Severino Farias, o Coronel, tronco da família, deixou grandes exemplos. Um deles: nunca restringiu sua herança política ao sangue. Com a certeza de estar cometendo graves omissões, lembro de alguns nomes do seu grupo: Adalberto Cabral, deputado eleito com o seu apoio e pai do hoje deputado federal Danilo Cabral. Nilton Mota Silveira, diplomata nato, uma espécie de chanceler do Coronel. Pai de Nilton Mota, uma referência na atual estrutura de mando do PSB. Antonio Cabral, braço direito, pau pra toda obra.
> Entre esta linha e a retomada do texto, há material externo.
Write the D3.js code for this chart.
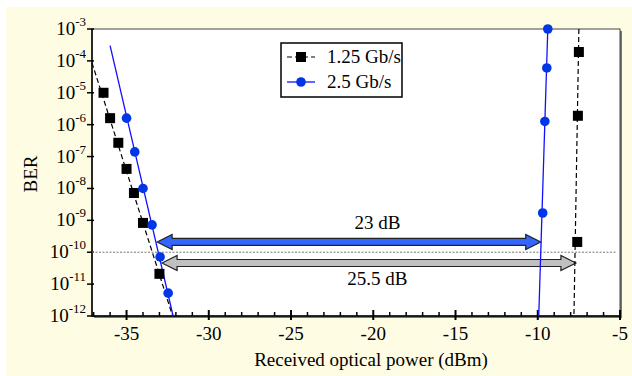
<!DOCTYPE html>
<html>
<head>
<meta charset="utf-8">
<script src="https://cdn.jsdelivr.net/npm/d3@7"></script>
<style>
  body { margin: 0; background: #fff; }
  svg, text, tspan { font-family: "Liberation Serif", Tinos, serif; }
  text { fill: #000; }
</style>
</head>
<body>
<svg width="632" height="376"></svg>
<script>
// measured points, 1.25 Gb/s (black squares)
var power125 = [-36.4, -36.0, -35.5, -35.0, -34.55, -34.0, -33.0, -7.6, -7.56, -7.5];
var ber125 = [1e-5, 1.6e-6, 2.7e-7, 4.1e-8, 7.2e-9, 8.3e-10, 2.1e-11, 2.1e-10, 1.9e-6, 1.9e-4];
// measured points, 2.5 Gb/s (blue circles)
var power25 = [-35.0, -34.5, -34.0, -33.45, -32.96, -32.47, -9.7, -9.57, -9.45, -9.39];
var ber25 = [1.6e-6, 1.4e-7, 1e-8, 7.2e-10, 7.1e-11, 5.2e-12, 1.7e-9, 1.26e-6, 6e-5, 1e-3];
// fitted lines (start / end)
var fit125Left = [[-37.1, 8.7e-5], [-32.2, 1e-12]];
var fit125Right = [[-7.5, 1e-3], [-7.8, 1e-12]];
var fit25Left = [[-36.0, 3e-4], [-32.17, 1e-12]];
var fit25Right = [[-9.39, 1e-3], [-9.94, 1e-12]];
// power penalty arrows
var arrows = [
  {x0: -33.14, x1: -9.82, ber: 2.1e-10, label: "23 dB", labelBer: 8.3e-10, fill: "#3366ff"},
  {x0: -32.84, x1: -7.68, ber: 4.6e-11, label: "25.5 dB", labelBer: 1.45e-11, fill: "#c0c0c0"}
];
var xTicks = [-35, -30, -25, -20, -15, -10, -5];
var yExps = [-3, -4, -5, -6, -7, -8, -9, -10, -11, -12];
var seriesNames = ["1.25 Gb/s", "2.5 Gb/s"];

var svg = d3.select("svg");
var margin = {top: 29, right: 12, bottom: 60, left: 92};
var width = 632, height = 376;

svg.append("rect")
  .attr("x", 6).attr("y", 7)
  .attr("width", 626).attr("height", 369)
  .attr("fill", "#fefde3");

var x = d3.scaleLinear().domain([-37.1, -5]).range([margin.left, width - margin.right]);
var y = d3.scaleLog().domain([1e-12, 1e-3]).range([height - margin.bottom, margin.top]);

// plot area with a small shadow
svg.append("rect")
  .attr("x", x.range()[0] + 2).attr("y", y.range()[1] + 2)
  .attr("width", x.range()[1] - x.range()[0]).attr("height", y.range()[0] - y.range()[1])
  .attr("fill", "#777");
svg.append("rect")
  .attr("x", x.range()[0]).attr("y", y.range()[1])
  .attr("width", x.range()[1] - x.range()[0]).attr("height", y.range()[0] - y.range()[1])
  .attr("fill", "#fff").attr("stroke", "#444").attr("stroke-width", 1);

// x axis
var xAxis = svg.append("g").attr("transform", "translate(0," + y.range()[0] + ")");
xAxis.append("line").attr("x1", x.range()[0]).attr("x2", x.range()[1])
  .attr("stroke", "#000").attr("stroke-width", 1.5);
xAxis.selectAll("line.minor").data(d3.range(-37, -4))
  .enter().append("line")
  .attr("x1", function(d) { return x(d); }).attr("x2", function(d) { return x(d); })
  .attr("y1", function(d) { return d % 5 === 0 ? -6 : -4; })
  .attr("y2", function(d) { return d % 5 === 0 ? 4 : 0; })
  .attr("stroke", "#000").attr("stroke-width", function(d) { return d % 5 === 0 ? 2 : 1.5; });
xAxis.selectAll("text").data(xTicks).enter().append("text")
  .attr("x", function(d) { return x(d); }).attr("y", 24)
  .attr("text-anchor", "middle").style("font-size", "19px")
  .text(function(d) { return d; });

// y axis
var yAxis = svg.append("g").attr("transform", "translate(" + x.range()[0] + ",0)");
yAxis.append("line").attr("y1", y.range()[0]).attr("y2", y.range()[1])
  .attr("stroke", "#000").attr("stroke-width", 1.5);
yAxis.selectAll("line.tick").data(yExps).enter().append("line")
  .attr("x1", -5).attr("x2", 2)
  .attr("y1", function(d) { return y(Math.pow(10, d)); })
  .attr("y2", function(d) { return y(Math.pow(10, d)); })
  .attr("stroke", "#000").attr("stroke-width", 1.5);
var yLab = yAxis.selectAll("text").data(yExps).enter().append("text")
  .attr("x", -6).attr("y", function(d) { return y(Math.pow(10, d)) + 6; })
  .attr("text-anchor", "end").style("font-size", "19px");
yLab.append("tspan").text("10");
yLab.append("tspan").attr("dy", -9).style("font-size", "13px")
  .text(function(d) { return "-" + Math.abs(d); });

// axis titles
svg.append("text")
  .attr("x", (x.range()[0] + x.range()[1]) / 2 + 15).attr("y", 366)
  .attr("text-anchor", "middle").style("font-size", "19px")
  .text("Received optical power (dBm)");
svg.append("text")
  .attr("transform", "translate(37," + 174 + ") rotate(-90)")
  .attr("text-anchor", "middle").style("font-size", "19px")
  .text("BER");

// reference level 1e-10
svg.append("line")
  .attr("x1", x.range()[0]).attr("x2", x.range()[1] - 3)
  .attr("y1", y(1e-10)).attr("y2", y(1e-10))
  .attr("stroke", "#777").attr("stroke-width", 1).attr("stroke-dasharray", "2,1.5");

// arrows
var bodyH = 3.5, headH = 7.5, headL = 15;
arrows.forEach(function(a) {
  var x0 = x(a.x0), x1 = x(a.x1), yc = y(a.ber);
  var pts = [
    [x0, yc], [x0 + headL, yc - headH], [x0 + headL, yc - bodyH],
    [x1 - headL, yc - bodyH], [x1 - headL, yc - headH], [x1, yc],
    [x1 - headL, yc + headH], [x1 - headL, yc + bodyH],
    [x0 + headL, yc + bodyH], [x0 + headL, yc + headH]
  ];
  svg.append("path")
    .attr("d", "M" + pts.join("L") + "Z")
    .attr("fill", a.fill).attr("stroke", "#222").attr("stroke-width", 1.2);
  svg.append("text")
    .attr("x", x(-19.75)).attr("y", y(a.labelBer) + 6)
    .attr("text-anchor", "middle").style("font-size", "19px")
    .text(a.label);
});

// fitted lines
var line = d3.line()
  .x(function(d) { return x(d[0]); })
  .y(function(d) { return y(d[1]); });
[fit125Left, fit125Right].forEach(function(f) {
  svg.append("path").datum(f).attr("d", line)
    .attr("fill", "none").attr("stroke", "#000").attr("stroke-width", 1.2)
    .attr("stroke-dasharray", "5,3");
});
[fit25Left, fit25Right].forEach(function(f) {
  svg.append("path").datum(f).attr("d", line)
    .attr("fill", "none").attr("stroke", "#1010ff").attr("stroke-width", 1.3);
});

// markers
var sq = 10;
svg.selectAll("rect.pt").data(d3.zip(power125, ber125)).enter().append("rect")
  .attr("class", "pt")
  .attr("x", function(d) { return x(d[0]) - sq / 2; })
  .attr("y", function(d) { return y(d[1]) - sq / 2; })
  .attr("width", sq).attr("height", sq).attr("fill", "#000");
svg.selectAll("circle.pt").data(d3.zip(power25, ber25)).enter().append("circle")
  .attr("class", "pt")
  .attr("cx", function(d) { return x(d[0]); })
  .attr("cy", function(d) { return y(d[1]); })
  .attr("r", 4.8).attr("fill", "#0036e8");

// legend
var legend = svg.append("g").attr("transform", "translate(281,43)");
legend.append("rect").attr("width", 121).attr("height", 54)
  .attr("fill", "#fff").attr("stroke", "#000").attr("stroke-width", 1.5);
legend.append("line").attr("x1", 6).attr("x2", 34).attr("y1", 14).attr("y2", 14)
  .attr("stroke", "#000").attr("stroke-width", 1.2).attr("stroke-dasharray", "5,3");
legend.append("rect").attr("x", 20 - sq / 2).attr("y", 14 - sq / 2)
  .attr("width", sq).attr("height", sq).attr("fill", "#000");
legend.append("line").attr("x1", 6).attr("x2", 34).attr("y1", 39).attr("y2", 39)
  .attr("stroke", "#1010ff").attr("stroke-width", 1.3);
legend.append("circle").attr("cx", 20).attr("cy", 39).attr("r", 4.8).attr("fill", "#0036e8");
legend.selectAll("text").data(seriesNames).enter().append("text")
  .attr("x", 46).attr("y", function(d, i) { return 20 + i * 25; })
  .style("font-size", "19px")
  .text(function(d) { return d; });
</script>
</body>
</html>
Pai da atual prefeita de Surubim.

SENTIMENTOS CRUZADOS

Uma curiosidade: o tempo se encarrega de diluir posições conflituosas. Ana Célia virou queridinha de papai. Como o Dr. José Nivaldo gostava e torcia pela herdeira política de antigos adversários.
Zé Augusto foi continuador da modernidade política do coronelismo do seu pai. Era um político com raízes no século XX. Sem nunca ter sido Coronel, encerrou o último capítulo da saga do coronelismo atípico de Surubim.
Arlindo é apolítico. Biu, independente de retomar ou não a carreira eleitoral, é um político da nova era. Como Ana, Danilo, Niltinho e a terceira geração que já está botando as unhas de fora. A saga continua, em outra dimensão.

HORA DO ADEUS

Adeus, Zé Augusto.
Com você, foram enterrados os registros de uma era e de um estilo de fazer política.